The Group (1954) by Mary McCarthy
McCarthy's novel focuses on the lives of eight young women after they graduate from New York's Vassar College in 1933. By following the different choices they make right up to 1940 McCarthy mirrors changes in America, both political and social. In charting the girls' individual development, she invokes debate about sex, contraception, children, careers, housework, marriage, loneliness, lesbianism, adultery… sounds like one of our bookclub nights :) The characters contain elements of McCarthy's own personality but are also thinly disguised portraits of her own 'group' at Vassar, with whom she never felt she really fit in: the digs at their small-minded attitudes and wealthy upbringings are also thinly disguised. Controversial and groundbreaking when first released, it's not the same shocker today, but Helena, Pokey, Dottie, Kay, Libby, Polly, Priss and Lakey (!) can be seen as the ancestors of Western civilisation's "modern woman". Not exactly one of my 'favourite' books, but definitely a bookclub recommendation.
Mary Anne (1954) by Daphne Du Maurier
Better known for her fiction - of which I am a fan - Du Maurier's Mary Anne is a biography of her great-great-grandmother.
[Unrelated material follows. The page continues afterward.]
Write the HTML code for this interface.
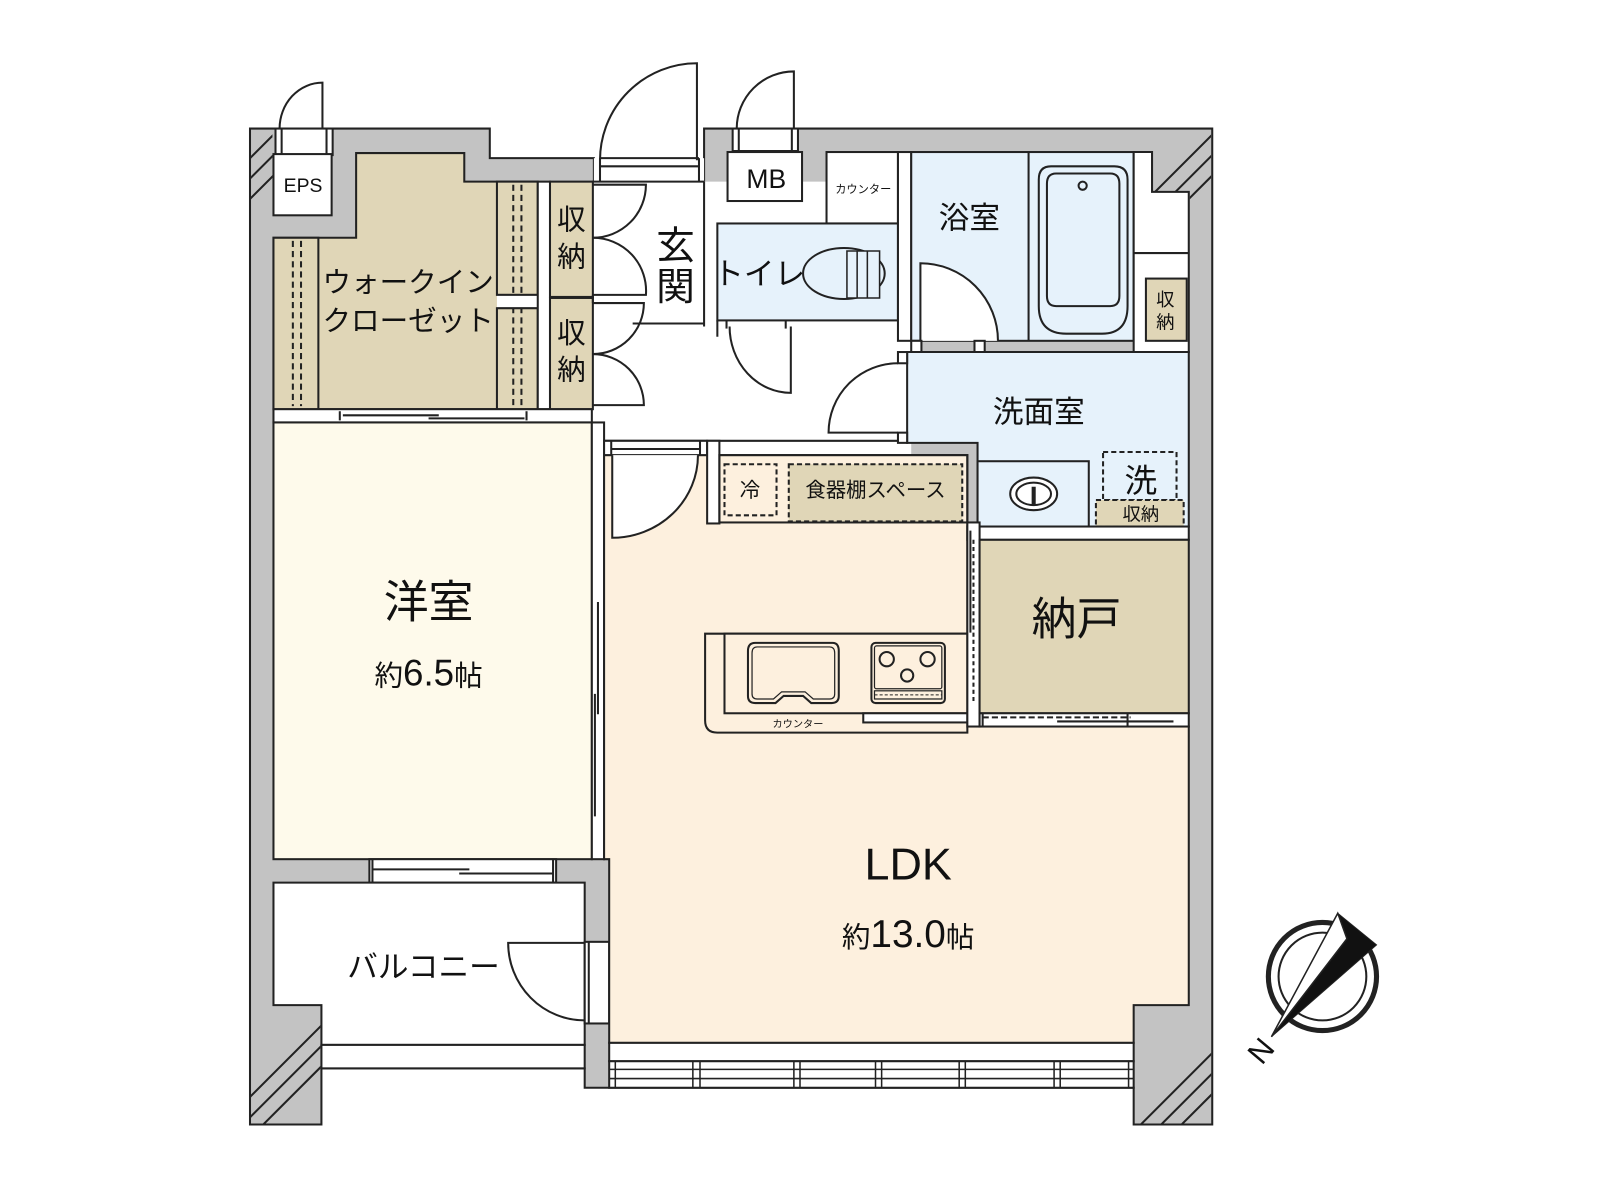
<!DOCTYPE html>
<html><head><meta charset="utf-8"><style>
html,body{margin:0;padding:0;background:#fff;}
svg{display:block;}
text{font-family:"Liberation Sans","Noto Sans CJK JP",sans-serif;fill:#111;}
</style></head><body>
<svg width="1600" height="1200" viewBox="0 0 1568 1176" xmlns="http://www.w3.org/2000/svg">
<defs>
<clipPath id="h1"><rect x="246" y="127" width="21" height="80"/></clipPath>
<clipPath id="h2"><rect x="246" y="986" width="68" height="115"/></clipPath>
<clipPath id="h3"><rect x="1111" y="986" width="76" height="115"/></clipPath>
<clipPath id="h4"><polygon points="1129,127 1187,127 1187,250 1166,250 1166,188 1129,188"/></clipPath>
</defs>
<g stroke="#222" stroke-width="2" fill="none">
<!-- main gray -->
<polygon fill="#c3c3c3" points="245,126 480,126 480,155 582,155 582,180 690,180 690,126 1188,126 1188,1102 1111,1102 1111,1066 573,1066 573,1047 315,1047 315,1102 245,1102"/>
<!-- hatches -->
<g clip-path="url(#h1)" stroke-width="2"><line x1="230" y1="170" x2="290" y2="110"/><line x1="230" y1="190" x2="290" y2="130"/><line x1="230" y1="210" x2="290" y2="150"/></g>
<g clip-path="url(#h2)" stroke-width="2"><line x1="230" y1="1090" x2="330" y2="990"/><line x1="230" y1="1110" x2="330" y2="1010"/><line x1="230" y1="1130" x2="330" y2="1030"/></g>
<g clip-path="url(#h3)" stroke-width="2"><line x1="1100" y1="1120" x2="1200" y2="1020"/><line x1="1120" y1="1120" x2="1220" y2="1020"/><line x1="1140" y1="1120" x2="1240" y2="1020"/></g>
<g clip-path="url(#h4)" stroke-width="2"><line x1="1120" y1="200" x2="1200" y2="120"/><line x1="1140" y1="200" x2="1220" y2="120"/><line x1="1160" y1="200" x2="1240" y2="120"/></g>
<!-- entrance frame -->
<rect x="582" y="155" width="108" height="25" fill="#fff" stroke="none"/>
<line x1="588" y1="155" x2="685" y2="155"/><line x1="588" y1="163" x2="685" y2="163"/>
<line x1="588" y1="155" x2="588" y2="180"/><line x1="685" y1="155" x2="685" y2="180"/>
<path d="M683,157 V62 A95,95 0 0 0 588,157"/>
<!-- EPS -->
<rect x="270" y="126" width="56" height="26" fill="#fff"/>
<line x1="276" y1="126" x2="276" y2="152"/><line x1="320" y1="126" x2="320" y2="152"/>
<rect x="268" y="151" width="57" height="60" fill="#fff"/>
<path d="M316,126 V81 A42,45 0 0 0 274,126"/>
<!-- MB door -->
<rect x="718" y="126" width="64" height="22" fill="#fff"/>
<line x1="724" y1="126" x2="724" y2="148"/><line x1="776" y1="126" x2="776" y2="148"/>
<path d="M778,126 V70 A56,56 0 0 0 722,126"/>
<!-- big white hall -->
<rect x="580" y="178" width="313" height="268" fill="#fff" stroke="none"/>
<line x1="580" y1="178" x2="690" y2="178"/>
<line x1="690" y1="178" x2="690" y2="320"/><line x1="620" y1="317" x2="690" y2="317"/>
<line x1="592" y1="432" x2="889" y2="432"/>
<!-- WIC -->
<polygon fill="#e0d6b7" points="268,233 349,233 349,150 455,150 455,178 527,178 527,401 268,401"/>
<rect x="268" y="233" width="44" height="168" fill="#e0d6b7"/>
<line x1="287" y1="236" x2="287" y2="398" stroke-dasharray="6,4"/><line x1="295" y1="236" x2="295" y2="398" stroke-dasharray="6,4"/>
<rect x="487" y="178" width="40" height="111" fill="#e0d6b7"/>
<rect x="487" y="302" width="40" height="99" fill="#e0d6b7"/>
<line x1="503" y1="181" x2="503" y2="398" stroke-dasharray="6,4"/><line x1="511" y1="181" x2="511" y2="398" stroke-dasharray="6,4"/>
<rect x="487" y="289" width="53" height="13" fill="#fff" stroke="none"/>
<line x1="487" y1="289" x2="527" y2="289"/><line x1="487" y1="302" x2="527" y2="302"/>
<rect x="527" y="178" width="12" height="223" fill="#fff"/>
<rect x="539" y="178" width="42" height="113" fill="#e0d6b7"/>
<rect x="539" y="292" width="42" height="109" fill="#e0d6b7"/>
<!-- 収納 doors -->
<path d="M581,181 H633 A52,52 0 0 1 581,233"/>
<path d="M581,289 H633 A52,52 0 0 0 581,233"/>
<path d="M581,297 H631 A50,50 0 0 1 581,347"/>
<path d="M581,397 H631 A50,50 0 0 0 581,347"/>
<line x1="581" y1="289" x2="581" y2="297"/>
<!-- strip below WIC -->
<rect x="268" y="401" width="312" height="13" fill="#fff"/>
<line x1="333" y1="403" x2="333" y2="412"/><line x1="516" y1="403" x2="516" y2="412"/>
<line x1="336" y1="407" x2="430" y2="407"/><line x1="420" y1="410" x2="514" y2="410"/>
<!-- 洋室 -->
<rect x="268" y="414" width="312" height="428" fill="#fefaeb"/>
<rect x="580" y="414" width="12" height="428" fill="#fff"/>
<line x1="586" y1="590" x2="586" y2="700"/><line x1="583" y1="680" x2="583" y2="800"/>
<!-- window 洋室/balcony -->
<rect x="362" y="842" width="183" height="23" fill="#fff"/>
<line x1="365" y1="842" x2="365" y2="865"/><line x1="542" y1="842" x2="542" y2="865"/>
<line x1="365" y1="852" x2="460" y2="852"/><line x1="450" y1="856" x2="542" y2="856"/>
<!-- balcony -->
<polygon fill="#fff" points="268,865 573,865 573,1024 315,1024 315,985 268,985"/>
<rect x="315" y="1024" width="258" height="23" fill="#fff"/>
<rect x="573" y="923" width="24" height="80" fill="#fff"/>
<line x1="577" y1="923" x2="577" y2="1003"/>
<path d="M573,924 H498 A75,76 0 0 0 573,1000"/>
<!-- LDK -->
<polygon fill="#fdf0de" points="592,446 948,446 948,712 1165,712 1165,985 1111,985 1111,1022 597,1022 597,842 592,842"/>
<rect x="592" y="432" width="101" height="14" fill="#fff"/>
<line x1="599" y1="432" x2="599" y2="446"/><line x1="686" y1="432" x2="686" y2="446"/>
<line x1="599" y1="440" x2="686" y2="440"/>
<rect x="693" y="432" width="12" height="81" fill="#fff"/>
<path d="M600,446 V527 A84,81 0 0 0 684,446" fill="#fff"/>
<!-- LDK rail -->
<rect x="597" y="1022" width="514" height="18" fill="#fff"/>
<rect x="597" y="1040" width="514" height="26" fill="#fff"/>
<g stroke-width="1.5">
<line x1="603" y1="1040" x2="603" y2="1066"/>
<line x1="597" y1="1048" x2="1111" y2="1048"/><line x1="597" y1="1057" x2="1111" y2="1057"/>
<line x1="679" y1="1040" x2="679" y2="1066"/><line x1="686" y1="1040" x2="686" y2="1066"/>
<line x1="778" y1="1040" x2="778" y2="1066"/><line x1="784" y1="1040" x2="784" y2="1066"/>
<line x1="858" y1="1040" x2="858" y2="1066"/><line x1="864" y1="1040" x2="864" y2="1066"/>
<line x1="940" y1="1040" x2="940" y2="1066"/><line x1="946" y1="1040" x2="946" y2="1066"/>
<line x1="1033" y1="1040" x2="1033" y2="1066"/><line x1="1039" y1="1040" x2="1039" y2="1066"/>
<line x1="1106" y1="1040" x2="1106" y2="1066"/>
</g>
<!-- kitchen top -->
<rect x="705" y="446" width="243" height="66" fill="none"/>
<rect x="710" y="455" width="51" height="50" fill="none" stroke-dasharray="5,3"/>
<rect x="773" y="455" width="170" height="56" fill="#e0d6b7" stroke-dasharray="5,3"/>
<!-- counter -->
<path d="M691,621 H948 V718 H703 Q691,718 691,706 Z" fill="#fdf0de"/>
<rect x="710" y="621" width="238" height="78" fill="#fdf0de"/>
<rect x="846" y="699" width="102" height="9" fill="#fff"/>
<path d="M740,630 H816 Q822,630 822,638 V682 Q822,689 815,689 H795 L787,682 H768 L760,689 H740 Q733,689 733,682 V638 Q733,630 740,630 Z"/>
<path d="M742,634 H813 Q818,634 818,640 V680 Q818,685 813,685 H797 L789,678 H766 L758,685 H742 Q737,685 737,680 V640 Q737,634 742,634 Z" stroke-width="1.2"/>
<rect x="854" y="630" width="72" height="59" rx="4"/>
<rect x="857" y="633" width="66" height="42" rx="2" stroke-width="1.2"/>
<circle cx="869" cy="646" r="7"/><circle cx="909" cy="646" r="7"/><circle cx="889" cy="662" r="6"/>
<rect x="857" y="677" width="66" height="8" stroke-width="1.2"/>
<line x1="857" y1="681" x2="923" y2="681" stroke-dasharray="3,2" stroke-width="1"/>
<!-- toilet & counter & MB -->
<rect x="713" y="149" width="73" height="48" fill="#fff"/>
<rect x="810" y="149" width="70" height="70" fill="#fff"/>
<rect x="703" y="219" width="177" height="95" fill="#e6f2fb"/>
<rect x="880" y="149" width="13" height="185" fill="#fff"/>
<ellipse cx="827" cy="268" rx="40" ry="25" fill="#e6f2fb"/>
<path d="M830,246 H862 V292 H830 Z M840,246 V292 M850,246 V292" fill="#e6f2fb" stroke-width="1.5"/>
<line x1="703" y1="314" x2="703" y2="330"/><line x1="712" y1="314" x2="712" y2="322"/><line x1="770" y1="314" x2="770" y2="322"/>
<path d="M775,320 V385 A60,65 0 0 1 715,320"/>
<!-- bath -->
<rect x="893" y="149" width="218" height="185" fill="#e6f2fb"/>
<line x1="1008" y1="149" x2="1008" y2="334"/>
<path d="M1030,163 H1092 Q1105,163 1105,176 V300 Q1105,327 1080,327 H1045 Q1018,327 1018,300 V176 Q1018,163 1030,163 Z"/>
<path d="M1035,170 H1088 Q1097,170 1097,180 V290 Q1097,300 1088,300 H1035 Q1026,300 1026,290 V180 Q1026,170 1035,170 Z"/>
<circle cx="1061" cy="182" r="4"/>
<path d="M902,334 V258 A76,76 0 0 1 978,334" fill="#fff"/>
<rect x="893" y="334" width="10" height="11" fill="#fff"/><rect x="955" y="334" width="10" height="11" fill="#fff"/>
<!-- right strip -->
<polygon fill="#fff" points="1111,149 1129,149 1129,188 1165,188 1165,345 1111,345"/>
<line x1="1111" y1="248" x2="1165" y2="248"/>
<rect x="1123" y="273" width="40" height="61" fill="#e0d6b7"/>
<path d="M1155,345 V370 A22,25 0 0 1 1133,345"/>
<!-- 洗面室 -->
<polygon fill="#e6f2fb" points="889,345 1165,345 1165,516 958,516 958,434 889,434"/>
<path d="M880,424 H812 A68,68 0 0 1 880,356" fill="#fff"/>
<rect x="880" y="345" width="9" height="11" fill="#fff"/><rect x="880" y="424" width="9" height="10" fill="#fff"/>
<rect x="958" y="452" width="109" height="64" fill="#e6f2fb"/>
<ellipse cx="1013" cy="484" rx="23" ry="16" fill="#fff"/><ellipse cx="1013" cy="484" rx="17" ry="11"/>
<line x1="1013" y1="477" x2="1013" y2="495" stroke-width="4"/>
<rect x="1081" y="443" width="72" height="47" stroke-dasharray="5,3"/>
<rect x="1074" y="490" width="86" height="26" fill="#e0d6b7" stroke-dasharray="5,3"/>
<!-- strips & 納戸 -->
<rect x="948" y="516" width="217" height="13" fill="#fff"/>
<rect x="948" y="512" width="12" height="200" fill="#fff"/>
<line x1="954" y1="529" x2="954" y2="690" stroke-dasharray="4,3"/><line x1="951" y1="520" x2="951" y2="620"/>
<rect x="960" y="529" width="205" height="170" fill="#e0d6b7"/>
<rect x="960" y="699" width="205" height="13" fill="#fff"/>
<line x1="963" y1="703" x2="1108" y2="703" stroke-dasharray="6,3"/><line x1="1036" y1="707" x2="1150" y2="707"/>
<line x1="963" y1="699" x2="963" y2="712"/><line x1="1105" y1="699" x2="1105" y2="712"/>
<!-- compass -->
<circle cx="1296" cy="957" r="53" stroke-width="5"/>
<circle cx="1296" cy="957" r="43" stroke-width="2"/>
<polygon points="1311,895 1349,926 1246,1016" fill="#111" stroke-width="1"/>
<polygon points="1311,895 1320,920 1246,1016" fill="#fff" stroke-width="1.5"/>
</g>
<!-- text -->
<text x="297" y="188" font-size="19" text-anchor="middle">EPS</text>
<text x="400" y="286" font-size="28" text-anchor="middle">ウォークイン</text>
<text x="400" y="324" font-size="28" text-anchor="middle">クローゼット</text>
<text x="560" y="225" font-size="28" text-anchor="middle">収</text>
<text x="560" y="261" font-size="28" text-anchor="middle">納</text>
<text x="560" y="336" font-size="28" text-anchor="middle">収</text>
<text x="560" y="372" font-size="28" text-anchor="middle">納</text>
<text x="662" y="254" font-size="38" text-anchor="middle">玄</text>
<text x="662" y="294" font-size="38" text-anchor="middle">関</text>
<text x="751" y="184" font-size="26" text-anchor="middle">MB</text>
<text x="846" y="189" font-size="11" text-anchor="middle">カウンター</text>
<text x="744" y="279" font-size="30" text-anchor="middle">トイレ</text>
<text x="950" y="224" font-size="30" text-anchor="middle">浴室</text>
<text x="1142" y="300" font-size="18" text-anchor="middle">収</text>
<text x="1142" y="322" font-size="18" text-anchor="middle">納</text>
<text x="1018" y="414" font-size="30" text-anchor="middle">洗面室</text>
<text x="1118" y="482" font-size="32" text-anchor="middle">洗</text>
<text x="1118" y="510" font-size="18" text-anchor="middle">収納</text>
<text x="735" y="487" font-size="20" text-anchor="middle">冷</text>
<text x="858" y="487" font-size="20" text-anchor="middle">食器棚スペース</text>
<text x="1055" y="622" font-size="44" text-anchor="middle">納戸</text>
<text x="420" y="605" font-size="44" text-anchor="middle">洋室</text>
<text x="420" y="672" font-size="28" text-anchor="middle">約<tspan font-size="36">6.5</tspan>帖</text>
<text x="782" y="713" font-size="10" text-anchor="middle">カウンター</text>
<text x="890" y="862" font-size="44" text-anchor="middle">LDK</text>
<text x="890" y="928" font-size="28" text-anchor="middle">約<tspan font-size="38">13.0</tspan>帖</text>
<text x="415" y="958" font-size="30" text-anchor="middle">バルコニー</text>
<text x="1236" y="1040" font-size="30" font-family="Liberation Serif" text-anchor="middle" transform="rotate(-50 1236 1030)">N</text>
</svg>
</body></html>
Mary Anne was a courtesan, the mistress of Frederick Duke of York, second son of King George III. Du Maurier effortlessly mingles fact and fiction to build a vivid portrait of a woman who would stop at nothing to get what she wanted. She's an incredible ancestor of the kind we all wish we had lurking in the family tree. Great for history buffs, but the triumph of this book is Du Maurier's page-turning reconstruction of Mary Anne's story.